All in all, Star Wars: Knights of the Old Republic II: The Sith Lords is a classic BioWare RPG at its core. Quests, decisions, and even romances – it’s all there. Not only is it one of the best Star Wars games ever made, but it’s one of the greatest RPGs ever, too.

1. Star Wars Jedi: Survivor (2023)

An in-game screenshot from Star Wars Jedi: Survivor.

©Screenshot from Star Wars Jedi: Survivor.

Simply put, the best Star Wars video game ever made. Star Wars Jedi: Survivor is the sequel to Fallen Order, and improves upon its predecessor in every way possible.

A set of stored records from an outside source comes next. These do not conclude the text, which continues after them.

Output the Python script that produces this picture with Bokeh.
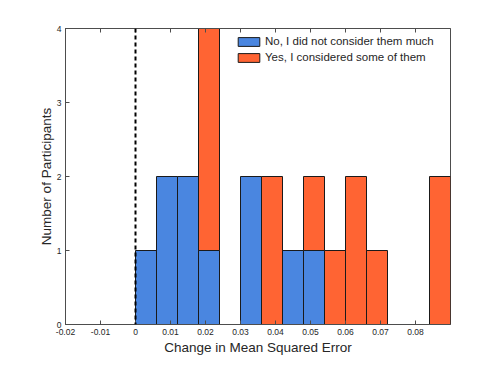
from bokeh.plotting import figure
from bokeh.models import Range1d, Span, LinearAxis, Legend, LegendItem, FixedTicker, ColumnDataSource
from bokeh.embed import file_html
from bokeh.resources import INLINE

# ---- data ----
bin_edges = [0.0, 0.006, 0.012, 0.018, 0.024, 0.030, 0.036, 0.042,
             0.048, 0.054, 0.060, 0.066, 0.072, 0.078, 0.084, 0.090]
no_counts = [1, 2, 2, 1, 0, 2, 0, 1, 1, 0, 0, 0, 0, 0, 0]
yes_counts = [0, 0, 0, 3, 0, 0, 2, 0, 1, 1, 2, 1, 0, 0, 2]
series_labels = ["No, I did not consider them much", "Yes, I considered some of them"]
x_ticks = [-0.02, -0.01, 0.0, 0.01, 0.02, 0.03, 0.04, 0.05, 0.06, 0.07, 0.08]
x_tick_labels = ["-0.02", "-0.01", "0", "0.01", "0.02", "0.03", "0.04", "0.05", "0.06", "0.07", "0.08"]
y_ticks = [0, 1, 2, 3, 4]
y_tick_labels = ["0", "1", "2", "3", "4"]

BLUE = "#4a86e0"
ORANGE = "#ff6433"
AXIS = "#4d4d4d"
TEXT = "#262626"
FONT = "Liberation Sans"

p = figure(frame_width=385, frame_height=296, x_range=Range1d(-0.02, 0.09), y_range=Range1d(0, 4),
           output_backend="svg", toolbar_location=None,
           min_border_left=65, min_border_right=40, min_border_top=28, min_border_bottom=36)
p.xgrid.visible = False
p.ygrid.visible = False
p.outline_line_color = AXIS
p.outline_line_width = 1

lefts = bin_edges[:-1]
rights = bin_edges[1:]
no_src = ColumnDataSource(dict(
    left=[l for l, c in zip(lefts, no_counts) if c > 0],
    right=[r for r, c in zip(rights, no_counts) if c > 0],
    top=[c for c in no_counts if c > 0]))
yes_src = ColumnDataSource(dict(
    left=[l for l, c in zip(lefts, yes_counts) if c > 0],
    right=[r for r, c in zip(rights, yes_counts) if c > 0],
    bottom=[n for n, c in zip(no_counts, yes_counts) if c > 0],
    top=[n + c for n, c in zip(no_counts, yes_counts) if c > 0]))

r_no = p.quad(left="left", right="right", bottom=0, top="top", source=no_src,
              fill_color=BLUE, line_color="#1a1a1a", line_width=1)
r_yes = p.quad(left="left", right="right", bottom="bottom", top="top", source=yes_src,
               fill_color=ORANGE, line_color="#1a1a1a", line_width=1)

p.add_layout(Span(location=0, dimension="height", line_color="black", line_width=2, line_dash="4 3"))

for ax in (p.xaxis[0], p.yaxis[0]):
    ax.axis_line_color = AXIS
    ax.major_tick_line_color = AXIS
    ax.major_tick_in = 4
    ax.major_tick_out = 0
    ax.minor_tick_line_color = None
    ax.major_label_text_font = FONT
    ax.major_label_text_font_size = "8.5px"
    ax.major_label_text_color = TEXT
    ax.major_label_standoff = 4
    ax.axis_label_text_font = FONT
    ax.axis_label_text_font_size = "13.5px"
    ax.axis_label_text_font_style = "normal"
    ax.axis_label_text_color = TEXT

p.xaxis[0].ticker = FixedTicker(ticks=x_ticks)
p.xaxis[0].major_label_overrides = dict(zip(x_ticks, x_tick_labels))
p.xaxis[0].axis_label = "Change in Mean Squared Error"
p.xaxis[0].axis_label_standoff = 2
p.yaxis[0].ticker = FixedTicker(ticks=y_ticks)
p.yaxis[0].major_label_overrides = dict(zip(y_ticks, y_tick_labels))
p.yaxis[0].axis_label = "Number of Participants"
p.yaxis[0].axis_label_standoff = 0

top_ax = LinearAxis(ticker=FixedTicker(ticks=x_ticks), axis_line_color=AXIS,
                    major_tick_line_color=AXIS, major_tick_in=4, major_tick_out=0,
                    minor_tick_line_color=None, major_label_text_font_size="1px",
                    major_label_text_alpha=0,
                    major_label_overrides={t: "" for t in x_ticks})
p.add_layout(top_ax, "above")

legend = Legend(items=[LegendItem(label=series_labels[0], renderers=[r_no]),
                       LegendItem(label=series_labels[1], renderers=[r_yes])],
                location=(170, 261), padding=0, margin=0, spacing=4,
                glyph_width=27, glyph_height=11, label_height=11, label_standoff=3,
                label_text_font=FONT, label_text_font_size="11.5px", label_text_color=TEXT,
                border_line_color=None, background_fill_color="white", background_fill_alpha=1)
p.add_layout(legend)

open("out.html", "w").write(file_html(p, INLINE))
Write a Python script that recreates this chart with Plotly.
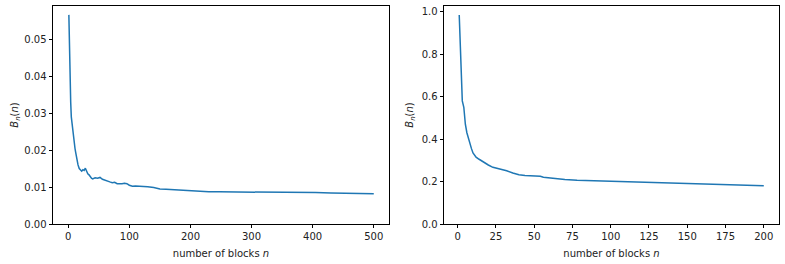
import plotly.graph_objects as go
from plotly.subplots import make_subplots

# Left panel data
n_left = [1, 2, 3, 4, 5, 6, 7, 8, 9, 10, 11, 12, 13, 14, 16, 18, 20, 22, 24, 26, 28, 30,
          32, 34, 36, 38, 40, 44, 48, 52, 56, 60, 64, 68, 72, 76, 80, 84, 88, 92, 96, 100,
          105, 110, 116, 122, 130, 140, 150, 160, 170, 182, 195, 205, 215, 230, 247, 260,
          280, 296, 313, 330, 345, 362, 380, 405, 430, 460, 480, 500]
b_left = [0.0566, 0.046, 0.039, 0.033, 0.029, 0.0275, 0.026, 0.025, 0.023, 0.0205, 0.0205,
          0.0195, 0.0185, 0.0175, 0.016, 0.015, 0.0146, 0.0143, 0.0147, 0.0145, 0.0151,
          0.0142, 0.0136, 0.0133, 0.0128, 0.0124, 0.0122, 0.0125, 0.0124, 0.0126, 0.0121,
          0.0118, 0.0115, 0.0114, 0.0112, 0.0113, 0.0109, 0.0108, 0.0109, 0.0110, 0.0109,
          0.0105, 0.0102, 0.0103, 0.0103, 0.0101, 0.0101, 0.0099, 0.0095, 0.0094, 0.0093,
          0.0092, 0.0092, 0.0091, 0.0088, 0.0087, 0.0087, 0.0087, 0.0086, 0.0085, 0.0085,
          0.0085, 0.0086, 0.0087, 0.0085, 0.0085, 0.0084, 0.0083, 0.0083, 0.0082]

# Right panel data
n_right = [1, 2, 3, 4, 5, 6, 7, 8, 9, 10, 12, 14, 16, 18, 20, 23, 26, 28, 32, 36, 40, 44,
           48, 52, 54, 56, 60, 64, 70, 78, 88, 96, 106, 115, 125, 135, 145, 155, 165, 175,
           184, 192, 200]
b_right = [0.985, 0.78, 0.58, 0.55, 0.47, 0.43, 0.40, 0.38, 0.355, 0.335, 0.315, 0.305,
           0.295, 0.285, 0.278, 0.267, 0.262, 0.258, 0.251, 0.240, 0.232, 0.228, 0.226,
           0.226, 0.225, 0.220, 0.217, 0.212, 0.210, 0.206, 0.204, 0.201, 0.198, 0.197,
           0.195, 0.192, 0.190, 0.188, 0.185, 0.183, 0.182, 0.181, 0.180]

x_title = "number of blocks <i>n</i>"
y_title = "<i>B<sub>n</sub></i>(<i>n</i>)"

W, H = 785, 264
ml, mr, mt, mb = 53, 6, 6, 40
pw = W - ml - mr

fig = make_subplots(rows=1, cols=2)
fig.add_trace(go.Scatter(x=n_left, y=b_left, mode="lines",
                         line=dict(color="#1f77b4", width=1.5), showlegend=False), 1, 1)
fig.add_trace(go.Scatter(x=n_right, y=b_right, mode="lines",
                         line=dict(color="#1f77b4", width=1.5), showlegend=False), 1, 2)

axis_common = dict(showline=True, linecolor="black", linewidth=0.8, mirror=True,
                   ticks="outside", ticklen=3.5, tickwidth=0.8, tickcolor="black",
                   showgrid=False, zeroline=False, automargin=False,
                   tickfont=dict(family="DejaVu Sans", size=10, color="#222"),
                   title_font=dict(family="DejaVu Sans", size=10, color="#222"))

fig.update_xaxes(axis_common)
fig.update_yaxes(axis_common)

fig.update_xaxes(domain=[0, (389 - ml) / pw], range=[-24.95, 524.95], dtick=100, tick0=0,
                 title_text=x_title, title_standoff=8, row=1, col=1)
fig.update_xaxes(domain=[(444 - ml) / pw, 1], range=[-8.95, 209.95], dtick=25, tick0=0,
                 title_text=x_title, title_standoff=8, row=1, col=2)
fig.update_yaxes(range=[0, 0.059], dtick=0.01, tickformat=".2f",
                 title_text=y_title, title_standoff=3, row=1, col=1)
fig.update_yaxes(range=[0, 1.027], dtick=0.2, tickformat=".1f",
                 title_text=y_title, title_standoff=6, row=1, col=2)

fig.update_layout(width=W, height=H, margin=dict(l=ml, r=mr, t=mt, b=mb),
                  plot_bgcolor="white", paper_bgcolor="white",
                  font=dict(family="DejaVu Sans", size=10, color="#222"))

fig.write_html("out.html", config={"displayModeBar": False},
               post_script="document.body.style.margin='0';")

The game continues the story of Order 66 survivor Cal Kestis, as he continues his fight against the Empire alongside his ragtag group of rebels.

Star Wars Jedi: Survivor plays much like the original game, as a third-person action-adventure title featuring numerous hub worlds that encourage and reward exploration. Areas even have the potential to open up further when revisiting later in the game with new abilities. The Souls-like gameplay returns, making combat a huge challenge, although it does add various lightsaber stances to change up how you can approach combat. The same goes for Force powers, too, with more on offer here than in Fallen Order. What really sets Star Wars Jedi: Survivor apart from its predecessor is the massive amount of quality-of-life changes, making it a near-perfect experience.

With its mature story and best-in-class gameplay, Star Wars Jedi: Survivor is a triumph. It’s a game that all Star Wars fans must play, even those disillusioned by the franchise’s offerings in recent years. In a word, stunning.